Follow-up Review of the Status of IDENT/IAFIS Integration

E & I Report No. I-2005-001
December 2004

Conclusion and Recommendations

Although significant positive steps have been taken to expedite the deployment of the initial integrated version of IDENT/IAFIS, progress toward the longer term goal of making biometric fingerprint systems fully interoperable has stalled. Under the current process, the FBI extracts certain data from IAFIS and provides it to the DHS for insertion into IDENT. The result is an unnecessary duplication of data, and the use of some erroneous, untimely, and incomplete data by the DHS in lieu of direct queries of the most current and complete information contained in IAFIS. Further, because only a small percentage of aliens at ports of entry are being searched against IAFIS, the likelihood of missing a criminal alien or terrorist is increased.

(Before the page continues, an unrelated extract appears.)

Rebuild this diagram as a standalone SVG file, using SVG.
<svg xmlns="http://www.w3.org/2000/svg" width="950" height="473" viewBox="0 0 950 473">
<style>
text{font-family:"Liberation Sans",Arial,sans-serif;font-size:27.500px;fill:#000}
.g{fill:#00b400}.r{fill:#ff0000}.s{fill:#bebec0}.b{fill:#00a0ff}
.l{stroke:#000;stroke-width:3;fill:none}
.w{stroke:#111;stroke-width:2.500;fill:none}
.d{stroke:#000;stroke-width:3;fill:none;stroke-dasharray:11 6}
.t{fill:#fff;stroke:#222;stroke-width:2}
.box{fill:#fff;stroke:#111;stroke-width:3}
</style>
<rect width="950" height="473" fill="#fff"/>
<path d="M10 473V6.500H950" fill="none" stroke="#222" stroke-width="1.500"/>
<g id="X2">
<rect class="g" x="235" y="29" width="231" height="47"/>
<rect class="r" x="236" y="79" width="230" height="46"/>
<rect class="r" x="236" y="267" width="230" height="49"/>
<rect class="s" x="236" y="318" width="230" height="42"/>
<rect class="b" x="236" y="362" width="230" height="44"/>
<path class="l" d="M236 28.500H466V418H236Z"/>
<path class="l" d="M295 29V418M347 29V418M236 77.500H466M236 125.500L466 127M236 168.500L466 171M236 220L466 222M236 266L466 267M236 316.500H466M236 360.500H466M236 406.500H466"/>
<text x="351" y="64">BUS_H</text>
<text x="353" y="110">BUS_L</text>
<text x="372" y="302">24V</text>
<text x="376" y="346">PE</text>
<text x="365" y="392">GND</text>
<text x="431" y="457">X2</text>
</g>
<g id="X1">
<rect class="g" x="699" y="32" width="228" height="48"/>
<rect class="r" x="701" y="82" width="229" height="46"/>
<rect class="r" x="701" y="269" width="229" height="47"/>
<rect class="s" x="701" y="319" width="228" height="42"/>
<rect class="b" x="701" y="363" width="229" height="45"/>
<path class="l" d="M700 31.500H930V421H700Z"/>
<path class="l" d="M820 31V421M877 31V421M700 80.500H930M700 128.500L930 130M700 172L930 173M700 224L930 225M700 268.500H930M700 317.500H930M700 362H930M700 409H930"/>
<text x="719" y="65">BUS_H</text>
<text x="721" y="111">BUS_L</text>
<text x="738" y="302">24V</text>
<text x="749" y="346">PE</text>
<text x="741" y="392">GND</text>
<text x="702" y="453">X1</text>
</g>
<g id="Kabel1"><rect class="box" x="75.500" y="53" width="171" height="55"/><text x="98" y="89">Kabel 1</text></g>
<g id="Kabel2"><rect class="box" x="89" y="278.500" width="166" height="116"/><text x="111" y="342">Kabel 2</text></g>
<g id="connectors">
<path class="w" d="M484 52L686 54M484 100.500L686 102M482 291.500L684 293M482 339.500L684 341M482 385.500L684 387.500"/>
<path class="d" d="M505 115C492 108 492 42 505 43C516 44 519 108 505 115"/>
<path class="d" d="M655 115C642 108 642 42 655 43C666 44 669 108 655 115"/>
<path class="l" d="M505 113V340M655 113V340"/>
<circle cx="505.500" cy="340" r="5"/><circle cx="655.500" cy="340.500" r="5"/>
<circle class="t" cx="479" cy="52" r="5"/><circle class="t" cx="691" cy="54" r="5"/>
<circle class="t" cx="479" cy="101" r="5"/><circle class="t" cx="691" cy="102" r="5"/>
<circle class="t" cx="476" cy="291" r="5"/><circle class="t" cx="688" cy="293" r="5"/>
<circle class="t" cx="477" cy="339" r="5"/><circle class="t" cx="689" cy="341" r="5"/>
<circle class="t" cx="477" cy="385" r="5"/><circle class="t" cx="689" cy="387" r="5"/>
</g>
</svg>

The FBI and other law enforcement agencies (federal, state, and local) have no access to the DHS’s IDENT and US-VISIT immigration records, particularly the alerts in the apprehensions file, which are not in the IAFIS database. Among other things, these alerts flag the records of aliens who did not meet the criteria for inclusion in the lookout database but nevertheless who should be closely scrutinized or detained if apprehended. If the FBI is unable to directly access the information in IDENT and US-VISIT, it will be less able to identify aliens arrested in the United States who have violated their immigration status, tell employers the status of an applicant for a sensitive position, and coordinate with the DOS to ensure that law enforcement can identify persons of interest when they apply for a visa.

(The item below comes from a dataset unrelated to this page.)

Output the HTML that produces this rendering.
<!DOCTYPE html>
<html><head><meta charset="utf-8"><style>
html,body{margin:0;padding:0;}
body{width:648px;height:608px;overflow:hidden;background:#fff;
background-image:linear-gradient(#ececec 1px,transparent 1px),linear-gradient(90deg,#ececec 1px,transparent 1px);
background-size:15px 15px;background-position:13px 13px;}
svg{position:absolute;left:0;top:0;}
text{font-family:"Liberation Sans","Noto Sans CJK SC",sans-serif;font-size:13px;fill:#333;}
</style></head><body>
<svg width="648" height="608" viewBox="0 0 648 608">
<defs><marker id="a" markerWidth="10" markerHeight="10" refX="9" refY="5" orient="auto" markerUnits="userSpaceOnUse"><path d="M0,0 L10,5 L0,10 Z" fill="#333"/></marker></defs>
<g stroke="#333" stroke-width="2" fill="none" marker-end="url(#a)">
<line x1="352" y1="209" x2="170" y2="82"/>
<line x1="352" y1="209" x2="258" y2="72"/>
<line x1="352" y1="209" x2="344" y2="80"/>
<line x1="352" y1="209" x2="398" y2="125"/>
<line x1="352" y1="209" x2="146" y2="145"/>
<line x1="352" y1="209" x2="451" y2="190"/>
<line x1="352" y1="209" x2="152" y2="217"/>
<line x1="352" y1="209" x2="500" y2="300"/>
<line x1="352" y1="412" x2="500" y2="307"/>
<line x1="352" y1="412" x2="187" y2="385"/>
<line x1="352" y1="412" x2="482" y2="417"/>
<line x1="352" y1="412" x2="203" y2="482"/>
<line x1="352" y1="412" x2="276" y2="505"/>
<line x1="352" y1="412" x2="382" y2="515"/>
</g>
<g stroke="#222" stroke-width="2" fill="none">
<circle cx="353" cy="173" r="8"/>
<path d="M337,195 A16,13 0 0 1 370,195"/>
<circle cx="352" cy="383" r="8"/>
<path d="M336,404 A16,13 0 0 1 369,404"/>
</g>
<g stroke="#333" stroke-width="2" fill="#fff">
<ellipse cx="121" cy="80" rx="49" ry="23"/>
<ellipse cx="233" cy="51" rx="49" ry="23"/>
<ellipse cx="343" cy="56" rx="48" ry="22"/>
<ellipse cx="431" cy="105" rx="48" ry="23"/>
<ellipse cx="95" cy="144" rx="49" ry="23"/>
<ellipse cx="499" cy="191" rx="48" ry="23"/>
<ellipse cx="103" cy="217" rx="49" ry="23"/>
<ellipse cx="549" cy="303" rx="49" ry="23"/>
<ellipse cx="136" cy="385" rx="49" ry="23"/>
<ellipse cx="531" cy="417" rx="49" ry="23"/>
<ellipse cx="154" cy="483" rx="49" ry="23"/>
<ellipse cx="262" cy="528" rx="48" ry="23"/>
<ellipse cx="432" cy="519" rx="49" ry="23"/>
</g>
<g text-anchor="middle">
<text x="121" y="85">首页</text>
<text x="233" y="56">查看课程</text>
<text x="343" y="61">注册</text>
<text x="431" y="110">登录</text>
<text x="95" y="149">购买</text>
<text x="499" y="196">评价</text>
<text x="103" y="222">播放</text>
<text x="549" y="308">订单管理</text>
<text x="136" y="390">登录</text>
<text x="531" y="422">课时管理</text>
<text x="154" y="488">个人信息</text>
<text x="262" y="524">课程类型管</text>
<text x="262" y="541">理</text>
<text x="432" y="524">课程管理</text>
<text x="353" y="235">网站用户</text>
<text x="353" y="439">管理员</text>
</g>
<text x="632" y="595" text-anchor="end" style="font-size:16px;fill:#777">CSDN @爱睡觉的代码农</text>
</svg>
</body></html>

Critical differences continue to exist between federal agencies over the fundamental method of capturing fingerprint information. The NIST- recommended Technology Standard calls for using ten flat fingerprints to implement a long-term interoperable biometric fingerprint system. However, the DHS and the DOS have neither agreed to implement the uniform fingerprint Technology Standard recommended by the NIST nor agreed how to develop a fully interoperable system that provides law enforcement agencies with "readily and easily accessible" access to IDENT and US-VISIT immigration records as required by Congress in both the Patriot and Border Security Acts. Because these capabilities have not been developed, over 99 percent of the visitors seeking admission to the United States will only be checked against the US-VISIT watch list. Because that watch list relies on a limited number of records extracted from the IAFIS Criminal Master File, the checks will not be as complete as those made directly against the full 47-million record IAFIS Criminal Master File. As the Department’s Metrics Study showed, when only extracts are checked, many criminal aliens – including many who committed violent crimes that threaten public safety – are not identified and may be unknowingly admitted to the United States.

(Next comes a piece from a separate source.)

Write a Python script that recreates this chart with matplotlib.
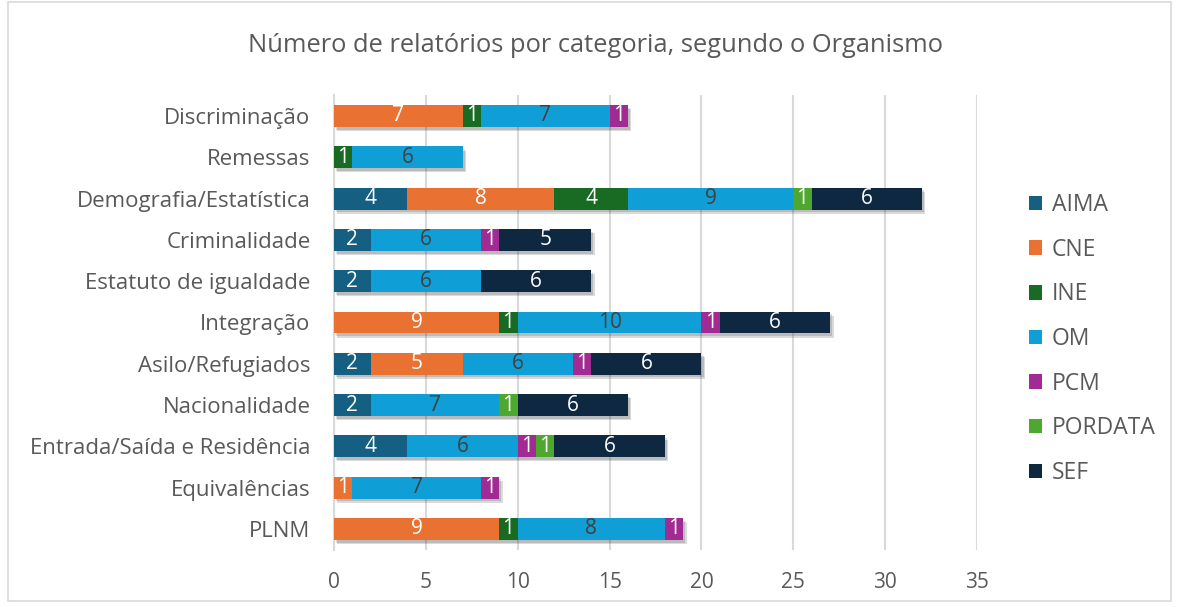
import matplotlib
matplotlib.use("Agg")
import matplotlib.pyplot as plt
from matplotlib import patheffects as pe
from matplotlib.patches import Rectangle
import numpy as np

plt.rcParams['font.family'] = ['Open Sans', 'DejaVu Sans']

categories = ["Discriminação", "Remessas", "Demografia/Estatística", "Criminalidade",
              "Estatuto de igualdade", "Integração", "Asilo/Refugiados", "Nacionalidade",
              "Entrada/Saída e Residência", "Equivalências", "PLNM"]
series = ["AIMA", "CNE", "INE", "OM", "PCM", "PORDATA", "SEF"]
AIMA    = [0, 0, 4, 2, 2, 0, 2, 2, 4, 0, 0]
CNE     = [7, 0, 8, 0, 0, 9, 5, 0, 0, 1, 9]
INE     = [1, 1, 4, 0, 0, 1, 0, 0, 0, 0, 1]
OM      = [7, 6, 9, 6, 6, 10, 6, 7, 6, 7, 8]
PCM     = [1, 0, 0, 1, 0, 1, 1, 0, 1, 1, 1]
PORDATA = [0, 0, 1, 0, 0, 0, 0, 1, 1, 0, 0]
SEF     = [0, 0, 6, 5, 6, 6, 6, 6, 6, 0, 0]
values = [AIMA, CNE, INE, OM, PCM, PORDATA, SEF]
colors = ["#156082", "#E97132", "#196B24", "#0F9ED5", "#A02B93", "#4EA72E", "#0E2841"]
label_colors = ["white", "white", "white", "#404040", "white", "white", "white"]
xticks = [0, 5, 10, 15, 20, 25, 30, 35]

W, H = 1179, 607
fig = plt.figure(figsize=(W / 100, H / 100), dpi=100)
fig.patches.append(Rectangle((8 / W, 6 / H), (W - 16) / W, (H - 8) / H, transform=fig.transFigure,
                             fill=False, edgecolor="#d9d9d9", linewidth=1.2))

ax = fig.add_axes([334 / W, 1 - 549.6 / H, 643 / W, (549.6 - 95.35) / H])
y = np.arange(len(categories))
left = np.zeros(len(categories))
shadow = [pe.SimplePatchShadow(offset=(2.5, -3), alpha=0.18, shadow_rgbFace="#333333"),
          pe.SimplePatchShadow(offset=(1.5, -2), alpha=0.18, shadow_rgbFace="#333333"),
          pe.Normal()]
for s, vals, c, lc in zip(series, values, colors, label_colors):
    v = np.array(vals, dtype=float)
    bars = ax.barh(y, v, left=left, height=0.53, color=c, label=s, zorder=3)
    for b in bars:
        b.set_path_effects(shadow)
    for yi, (vi, li) in enumerate(zip(v, left)):
        if vi > 0:
            ax.text(li + vi / 2, yi, f"{int(vi)}", ha="center", va="center",
                    color=lc, fontsize=15, zorder=5)
    left += v

ax.set_xlim(0, 35)
ax.set_ylim(len(categories) - 0.5, -0.5)
ax.set_xticks(xticks)
ax.set_xticklabels([str(t) for t in xticks])
ax.set_yticks(y)
ax.set_yticklabels(categories)
ax.tick_params(axis="both", length=0, colors="#595959")
ax.tick_params(axis="x", pad=16, labelsize=15)
ax.tick_params(axis="y", pad=17, labelsize=16)
ax.xaxis.grid(True, color="#d9d9d9", linewidth=1.5, zorder=0)
for sp in ["top", "right", "bottom"]:
    ax.spines[sp].set_visible(False)
ax.spines["left"].set_color("#d9d9d9")
ax.spines["left"].set_linewidth(1.5)

fig.text(595 / W, 1 - 45 / H, "Número de relatórios por categoria, segundo o Organismo",
         ha="center", va="center", fontsize=18.4, color="#595959")

handles, labels = ax.get_legend_handles_labels()
leg = fig.legend(handles, labels, loc="center left", bbox_to_anchor=(1008 / W, 1 - 339 / H),
                 frameon=False, fontsize=16.5, labelcolor="#595959", handlelength=0.6,
                 handleheight=0.6, handletextpad=0.4, labelspacing=0.9)
for h in leg.legend_handles:
    h.set_path_effects([])

fig.savefig("out.png", dpi=100)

For the Department to effectively proceed with planning to make IAFIS interoperable with the biometric fingerprint systems of the DHS and the DOS, high-level policy decisions must be made regarding who should be subjected to fingerprint searches, the fingerprint collection standard to be used, the databases to be queried, who will have access to the information, how the information will be used, and who will maintain the databases. We recommend that the Department seek to have the federal government address those decisions in a timely and coordinated manner. We therefore recommend that the Department:

  1. Within 90 days of the enactment of the Department’s FY 2005 appropriations act, report to the Homeland Security Council and Congress that the Department, the DHS, and the DOS have reached an impasse and cannot complete the MOU directed by Congress. The report should formally request that the Homeland Security Council or Congress decide on the adoption of the NIST Technology Standard and define the capabilities to be provided in the interoperable system;

  2. Increase the transmission of the fingerprints of Known or Suspected Terrorists from the FBI to the DHS from monthly to at least weekly;

  3. Request access to a random sample of data from US-VISIT and other relevant immigration biometric databases used for enforcement or benefit purposes for comparison to IAFIS in order to determine the risk posed by not checking all visitors against IAFIS;

  4. Coordinate with the DHS to identify the capacity needed to conduct IAFIS searches on all visitors referred to secondary inspection and inform the Department’s CIO how the capacity of IAFIS (now planned to be 20,000 searches by October 1, 2005) could be increased to handle that level of activity;

  5. Develop options for the eventual upgrade of IAFIS to enable the system to conduct ten flat fingerprint searches on all US-VISIT enrollees and TPRS submissions from the Border Patrol and from the ports of entry; and

  6. Take steps to ensure that IAFIS meets its availability requirement of 99 percent.